Oui, de Giotto à Caravage en passant par Zurbarán ou Piero della Francesca. Chacun le conforte dans son appartenance à cette grande lignée. Comme ces Anciens, il est fasciné par la géométrie, la monumentalité mais aussi la texture de ses oeuvres. Un jour, par exemple, il écrit à Carrà qu’il a trouvé une terre du côté de Sienne qui, mélangée au blanc, rend un aspect de fresque ancienne.

Le visiteur sera sans doute étonné par la variation des formats des oeuvres.

Pour les natures mortes (y compris les fleurs et les coquillages), Morandi commence par un long travail de scénographie. Sur une étagère, il dispose, en variant la hauteur du point de vue, l’espacement des bouteilles et autres boîtes. Les compositions de paysages sont toujours précédées par un lent travail de cadrage. Ce n’est qu’après qu’il choisit le format et commande le châssis aux bonnes dimensions.

Les amis auront beaucoup compté pour Morandi le solitaire.

Il côtoie des poètes (le père du cinéaste Bertolucci), des musiciens et surtout des historiens de l’art.
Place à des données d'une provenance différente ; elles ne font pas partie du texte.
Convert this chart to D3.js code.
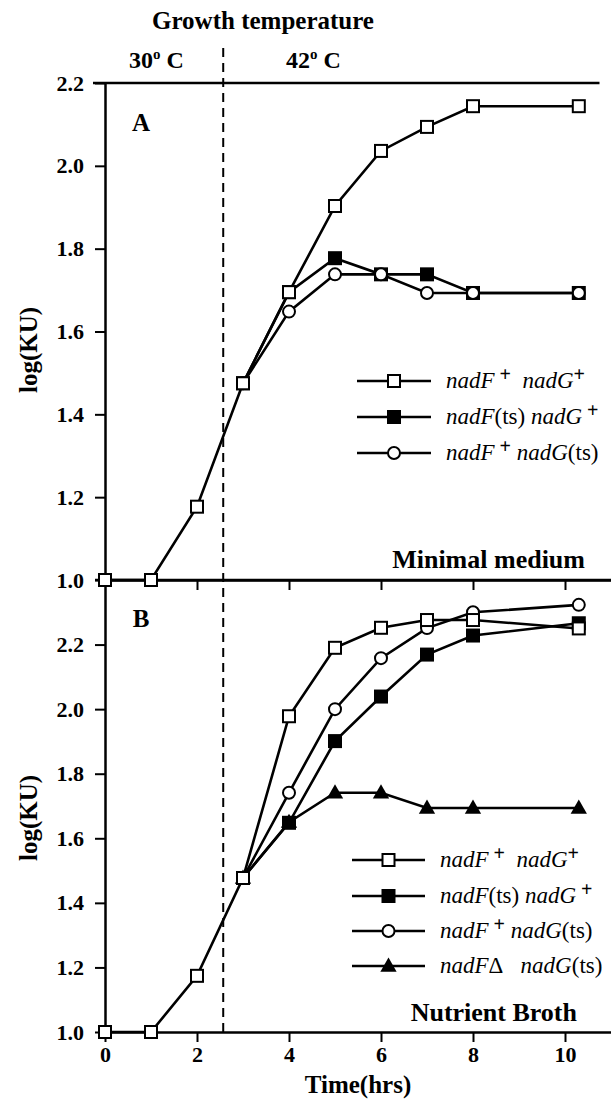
<!DOCTYPE html>
<html>
<head>
<meta charset="utf-8">
<script src="https://cdn.jsdelivr.net/npm/d3@7"></script>
<style>
  body { margin: 0; background: #fff; }
  text { font-family: "Liberation Serif", "Times New Roman", serif; fill: #000; }
</style>
</head>
<body>
<script>
    //Global variables
        const width = 611;
        const height = 1101;

    //Data: times and log(KU) values
        const hoursAll = [0, 1, 2, 3, 4, 5, 6, 7, 8, 10.3];
        const hoursLate = [3, 4, 5, 6, 7, 8, 10.3];

        //Panel A, minimal medium
        const minWild = [1.0, 1.0, 1.177, 1.475, 1.695, 1.903, 2.036, 2.094, 2.144, 2.144];
        const minFts = [1.475, 1.695, 1.777, 1.738, 1.738, 1.693, 1.693];
        const minGts = [1.475, 1.648, 1.738, 1.738, 1.693, 1.693, 1.693];

        //Panel B, nutrient broth
        const brothWild = [1.0, 1.0, 1.174, 1.477, 1.978, 2.19, 2.252, 2.276, 2.276, 2.25];
        const brothFts = [1.477, 1.648, 1.901, 2.039, 2.169, 2.228, 2.266];
        const brothGts = [1.477, 1.741, 2.0, 2.158, 2.251, 2.30, 2.323];
        const brothFdel = [1.477, 1.65, 1.741, 1.741, 1.694, 1.694, 1.694];

        const xTicks = [0, 2, 4, 6, 8, 10];
        const yTicksA = [1.0, 1.2, 1.4, 1.6, 1.8, 2.0, 2.2];
        const yTicksB = [1.0, 1.2, 1.4, 1.6, 1.8, 2.0, 2.2];
        const shiftTime = 2.57;

    //Scales
        const xScale = d3.scaleLinear().domain([0, 11]).range([105, 611]);
        const yA = d3.scaleLinear().domain([1.0, 2.2]).range([580, 83]);
        const yB = d3.scaleLinear().domain([1.0, 2.4]).range([1032, 580]);

    //SVG element
        const svg = d3.select("body")
                    .append("svg")
                    .attr("width", width)
                    .attr("height", height);

    //Header
        svg.append("text")
            .attr("x", 263).attr("y", 29)
            .attr("text-anchor", "middle")
            .attr("font-size", 25).attr("font-weight", "bold")
            .text("Growth temperature");

        const tempLabel = (x, deg) => {
            const t = svg.append("text")
                .attr("x", x).attr("y", 68)
                .attr("font-size", 24).attr("font-weight", "bold");
            t.append("tspan").text(deg);
            t.append("tspan").attr("dy", -9).attr("font-size", 15).text("o");
            t.append("tspan").attr("dy", 9).text(" C");
        };
        tempLabel(129, "30");
        tempLabel(286, "42");

    //Frame lines
        svg.append("line")
            .attr("x1", xScale(0) - 12).attr("x2", xScale(10.75))
            .attr("y1", yA(2.2)).attr("y2", yA(2.2))
            .attr("stroke", "#000").attr("stroke-width", 2.5);

        svg.append("line")
            .attr("x1", xScale(0) - 10).attr("x2", xScale(11))
            .attr("y1", yA(1.0)).attr("y2", yA(1.0))
            .attr("stroke", "#000").attr("stroke-width", 2.5);

    //Axes
        const styleAxis = g => {
            g.selectAll("path").attr("stroke-width", 2.5);
            g.selectAll("line").attr("stroke-width", 2);
            g.selectAll("text")
                .attr("font-size", 22)
                .attr("font-weight", "bold")
                .attr("font-family", "Liberation Serif, serif");
        };

        svg.append("g")
            .attr("transform", "translate(" + xScale(0) + ",0)")
            .call(d3.axisLeft(yA).tickValues(yTicksA).tickSize(10).tickSizeOuter(0)
                    .tickPadding(11).tickFormat(d3.format(".1f")))
            .call(styleAxis);

        svg.append("g")
            .attr("transform", "translate(" + xScale(0) + ",0)")
            .call(d3.axisLeft(yB).tickValues(yTicksB).tickSize(10).tickSizeOuter(0)
                    .tickPadding(11).tickFormat(d3.format(".1f")))
            .call(styleAxis);

        //Ticks on the panel boundary point down into panel B
        svg.append("g")
            .attr("transform", "translate(0," + yA(1.0) + ")")
            .call(d3.axisBottom(xScale).tickValues(xTicks.slice(1)).tickSize(10)
                    .tickSizeOuter(0).tickFormat(""))
            .call(styleAxis);

        svg.append("g")
            .attr("transform", "translate(0," + yB(1.0) + ")")
            .call(d3.axisBottom(xScale).tickValues(xTicks).tickSize(10)
                    .tickSizeOuter(0).tickPadding(4))
            .call(styleAxis);

    //Dashed temperature shift line
        svg.append("line")
            .attr("x1", xScale(shiftTime)).attr("x2", xScale(shiftTime))
            .attr("y1", 48).attr("y2", yB(1.0))
            .attr("stroke", "#000").attr("stroke-width", 2)
            .attr("stroke-dasharray", "9,6");

    //Axis titles and panel labels
        const boldText = (x, y, txt, size, anchor) => svg.append("text")
            .attr("x", x).attr("y", y)
            .attr("text-anchor", anchor)
            .attr("font-size", size).attr("font-weight", "bold")
            .text(txt);

        boldText(xScale(5.5), 1093, "Time(hrs)", 25, "middle");
        boldText(141, 131, "A", 25, "middle");
        boldText(141, 627, "B", 25, "middle");
        boldText(585, 568, "Minimal medium", 26, "end");
        boldText(577, 1021, "Nutrient Broth", 26, "end");

        [350, 818].forEach(cy => {
            svg.append("text")
                .attr("transform", "translate(37," + cy + ") rotate(-90)")
                .attr("text-anchor", "middle")
                .attr("font-size", 25).attr("font-weight", "bold")
                .text("log(KU)");
        });

    //Markers
        const drawMarker = (g, kind, cx, cy) => {
            if (kind === "square" || kind === "filled") {
                g.append("rect")
                    .attr("x", cx - 6).attr("y", cy - 6)
                    .attr("width", 12).attr("height", 12)
                    .attr("fill", kind === "filled" ? "#000" : "#fff")
                    .attr("stroke", "#000").attr("stroke-width", 2);
            } else if (kind === "circle") {
                g.append("circle")
                    .attr("cx", cx).attr("cy", cy).attr("r", 6)
                    .attr("fill", "#fff")
                    .attr("stroke", "#000").attr("stroke-width", 2);
            } else {
                g.append("path")
                    .attr("d", d3.symbol(d3.symbolTriangle, 115)())
                    .attr("transform", "translate(" + cx + "," + (cy + 1) + ")")
                    .attr("fill", "#000");
            }
        };

    //Series
        const drawSeries = (hours, values, yScale, kind) => {
            const pts = hours.map((h, i) => [xScale(h), yScale(values[i])]);
            const g = svg.append("g");
            g.append("path")
                .attr("d", d3.line()(pts))
                .attr("fill", "none")
                .attr("stroke", "#000").attr("stroke-width", 2.6);
            pts.forEach(p => drawMarker(g, kind, p[0], p[1]));
        };

        drawSeries(hoursLate, minFts, yA, "filled");
        drawSeries(hoursLate, minGts, yA, "circle");
        drawSeries(hoursAll, minWild, yA, "square");

        drawSeries(hoursLate, brothFdel, yB, "triangle");
        drawSeries(hoursLate, brothFts, yB, "filled");
        drawSeries(hoursLate, brothGts, yB, "circle");
        drawSeries(hoursAll, brothWild, yB, "square");

    //Legends
        const legendLabels = {
            wild: [["nadF", "i"], [" +", "sup"], ["  nadG", "i"], ["+", "sup"]],
            fts: [["nadF", "i"], ["(ts) ", "n"], ["nadG", "i"], [" +", "sup"]],
            gts: [["nadF", "i"], [" +", "sup"], [" nadG", "i"], ["(ts)", "n"]],
            fdel: [["nadF", "i"], ["\u0394", "n"], ["   nadG", "i"], ["(ts)", "n"]]
        };

        const drawLegend = (rows, x0, x1, tx) => {
            rows.forEach(([key, kind, y]) => {
                const g = svg.append("g");
                g.append("line")
                    .attr("x1", x0).attr("x2", x1)
                    .attr("y1", y).attr("y2", y)
                    .attr("stroke", "#000").attr("stroke-width", 2.6);
                drawMarker(g, kind, (x0 + x1) / 2, y);

                const t = g.append("text")
                    .attr("x", tx).attr("y", y + 7)
                    .attr("font-size", 23)
                    .attr("xml:space", "preserve")
                    .style("white-space", "pre");
                let raised = false;
                legendLabels[key].forEach(([s, style]) => {
                    const span = t.append("tspan").text(s);
                    if (style === "i") span.attr("font-style", "italic");
                    if (style === "sup") {
                        span.attr("font-size", 20).attr("font-weight", "bold").attr("dy", -7);
                        raised = true;
                    } else if (raised) {
                        span.attr("dy", 7);
                        raised = false;
                    }
                });
            });
        };

        drawLegend([["wild", "square", 381], ["fts", "filled", 417], ["gts", "circle", 453]],
                   357, 431, 446);
        drawLegend([["wild", "square", 860], ["fts", "filled", 896],
                    ["gts", "circle", 931], ["fdel", "triangle", 966]],
                   352, 425, 440);
</script>
</body>
</html>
Parmi eux, Roberto Longhi dont il lit les commentaires sur les oeuvres d’art ancien avant de le rencontrer, en 1934, lorsque ce dernier est nommé professeur à l’université de Bologne. C’est Longhi du reste qui va devenir le premier défenseur de Morandi bien avant la reconnaissance officielle dans les années 1950.

Pourquoi avoir choisi Luc Tuymans pour clôturer le parcours Morandi ?

Au moins pour trois raisons. Chez Tuymans comme chez Morandi, le temps de l’exécution est précédé par de longs préparatifs. Comme le peintre et graveur bolonais, le peintre belge évoque plutôt qu’il ne représente, et, pour ce faire, conjugue rigueur de la composition et imprécision des contours. Enfin, avec des variations autour des blancs, il s’avère, comme Morandi, être un très grand coloriste.

Comme Giotto, Morandi vise la monumentalité. L’espace tridimensionnel est traité comme une scène de théâtre devant un fond fermé. Les bouteilles de Morandi sont comme les personnages de Giotto : des acteurs qu’il s’agit de regrouper de manière serrée autour d’une figure centrale tout en variant les espacements. L’impression de frontalité, associée à l’orthogonalité renforce aussi l’impression minérale de l’ensemble. Mais à la différence de Giotto, Morandi ne met pas en scène une action.

La leçon de Cézanne prolonge celle de Giotto mais en y introduisant l’air qui fluidifie les contours. La suggestion d’un ordre plastique prime sur le sujet. Dans cette oeuvre, Cézanne renforce la centralité en plaçant de grandes masses coupées par les bords. On retrouve la même préoccupation chez Morandi.